ファーディナンド・ワイズ・ペック(Ferdinand Wythe Peck, 1848年-1924年)は、米国イリノイ州シカゴの富裕な実業家、慈善家でシカゴのオーディトリアム・ビルの財務を担ったことで最もよく知られている。1830年にロードアイランドからシカゴに移住し不動産で財をなしたメアリー・ケント・ペックとフィリップ・F.W.ペックのあいだに、末子として生れた。父の死後に兄弟とともにその財産を相続し、シカゴでも富裕な一族となった。

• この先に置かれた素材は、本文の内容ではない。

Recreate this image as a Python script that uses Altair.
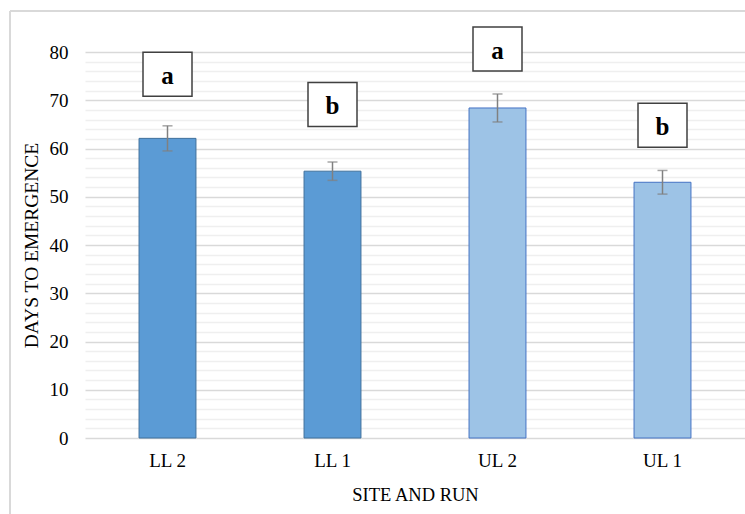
import altair as alt
import pandas as pd

# Mean days to emergence by site and run, with standard errors
sites = ["LL 2", "LL 1", "UL 2", "UL 1"]
means = [62.1, 55.3, 68.4, 53.0]
errors = [2.6, 1.9, 2.9, 2.45]
groups = ["LL", "LL", "UL", "UL"]

# Significance letters and the height (in days) where each letter box sits
letters = ["a", "b", "a", "b"]
letter_y = [75.4, 69.1, 80.6, 64.8]

# Axis ticks: labelled major steps, unlabelled minor grid steps
major_ticks = list(range(0, 81, 10))
minor_ticks = list(range(0, 81, 2))

df = pd.DataFrame({
    "site": sites,
    "mean": means,
    "err": errors,
    "group": groups,
    "letter": letters,
    "ly": letter_y,
})

FONT = "Liberation Serif"
BOX_HALF = 4.56  # half height of a letter box, in days

y_scale = alt.Scale(domain=[0, 80], nice=False)
x_scale = alt.Scale(paddingInner=0.655, paddingOuter=0.3275)

x_axis = alt.Axis(
    labelAngle=0, labelFont=FONT, labelFontSize=19, labelColor="#000000",
    labelPadding=13, ticks=False, domain=False,
    titleFont=FONT, titleFontSize=18.5, titleFontWeight="normal",
    titleColor="#000000", titlePadding=15,
)
y_axis = alt.Axis(
    values=minor_ticks,
    labelExpr="indexof(" + str(major_ticks) + ", datum.value) >= 0 ? datum.label : ''",
    labelOverlap=False,
    labelFont=FONT, labelFontSize=19, labelColor="#000000",
    labelPadding=17, ticks=False, domain=False,
    gridColor={"condition": {"test": "datum.value % 10 === 0", "value": "#d9d9d9"},
               "value": "#efefef"},
    gridWidth=1.3,
    titleFont=FONT, titleFontSize=19.5, titleFontWeight="normal",
    titleColor="#000000", titlePadding=8,
)


def x_enc():
    return alt.X("site:N", sort=sites, title="SITE AND RUN", scale=x_scale, axis=x_axis)


def y_enc(field):
    return alt.Y(field, scale=y_scale, title="DAYS TO EMERGENCE", axis=y_axis)


bars = alt.Chart(df).mark_bar(strokeWidth=1).encode(
    x=x_enc(),
    y=y_enc("mean:Q"),
    fill=alt.Color("group:N", scale=alt.Scale(domain=["LL", "UL"], range=["#5b9bd5", "#9dc3e6"]), legend=None),
    stroke=alt.Stroke("group:N", scale=alt.Scale(domain=["LL", "UL"], range=["#41719c", "#4472c4"]), legend=None),
)

err_base = alt.Chart(df).transform_calculate(
    lo="datum.mean - datum.err", hi="datum.mean + datum.err"
)

err_rule = err_base.mark_rule(color="#808080", strokeWidth=1.5).encode(
    x=x_enc(), y=y_enc("lo:Q"), y2="hi:Q",
)
cap_hi = err_base.mark_tick(color="#808080", thickness=1.5, size=10, orient="horizontal").encode(
    x=x_enc(), y=y_enc("hi:Q"),
)
cap_lo = err_base.mark_tick(color="#808080", thickness=1.5, size=10, orient="horizontal").encode(
    x=x_enc(), y=y_enc("lo:Q"),
)

boxes = alt.Chart(df).transform_calculate(
    b0=f"datum.ly - {BOX_HALF}", b1=f"datum.ly + {BOX_HALF}"
).mark_bar(size=49, fill="#ffffff", stroke="#404040", strokeWidth=1.5).encode(
    x=x_enc(), y=y_enc("b0:Q"), y2="b1:Q",
)

letter_text = alt.Chart(df).mark_text(
    font=FONT, fontSize=25, fontWeight="bold", color="#000000",
    baseline="alphabetic", dy=9.5,
).encode(
    x=x_enc(), y=y_enc("ly:Q"), text="letter:N",
)

# light frame around the whole figure
frame_left = alt.Chart(df).mark_rule(color="#d9d9d9", strokeWidth=1.5).encode(
    x=alt.value(-75), y=alt.value(-41), y2=alt.value(480)
)
frame_top = alt.Chart(df).mark_rule(color="#d9d9d9", strokeWidth=1.5).encode(
    x=alt.value(-75), x2=alt.value(700), y=alt.value(-41)
)

chart = alt.layer(
    bars, err_rule, cap_hi, cap_lo, boxes, letter_text, frame_left, frame_top
).properties(
    width=660,
    height=386,
    autosize=alt.AutoSizeParams(type="none"),
    padding={"left": 85, "top": 52, "right": 0, "bottom": 76},
    background="#ffffff",
).configure_view(stroke=None)

chart.save("out.html", embed_options={"renderer": "svg", "actions": False})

ファーディナンドは公徳心の持主でシカゴの多くのプロジェクトにかかわった。またイリノイ人道者協会の設立者であり、教育委員会の一人としても市政に関わっている。さらには芸術のパトロンでもあり、とりわけ労働者階級がハイアートに接することができないかに関心があり、そのために彼は1885年にシカゴ・グランド・オペラ・フェスティヴァルを組織したのである。
このフェスティヴァルからさらに自らの理想を最も永続的に表現的できないかを模索し始め、ヘイマーケット事件直後、ジ・オーディトリアム・ビルとなるものについて本格的な計画を練り始める。この理想を実現するためにダンクマール・アドラーとルイス・サリヴァンに仕事を依頼したが、もともとこの二人にはグランド・オペラ・フェスティヴァルの空間を任せた間柄であった。この建物の嚆矢となりかつ中心となるヴィジョンをペックは提供し、最終的にこの建物は彼と建築家たちの理想を反映するものとなる。
シカゴ南西部には今も彼の名を冠した小学校が存続する。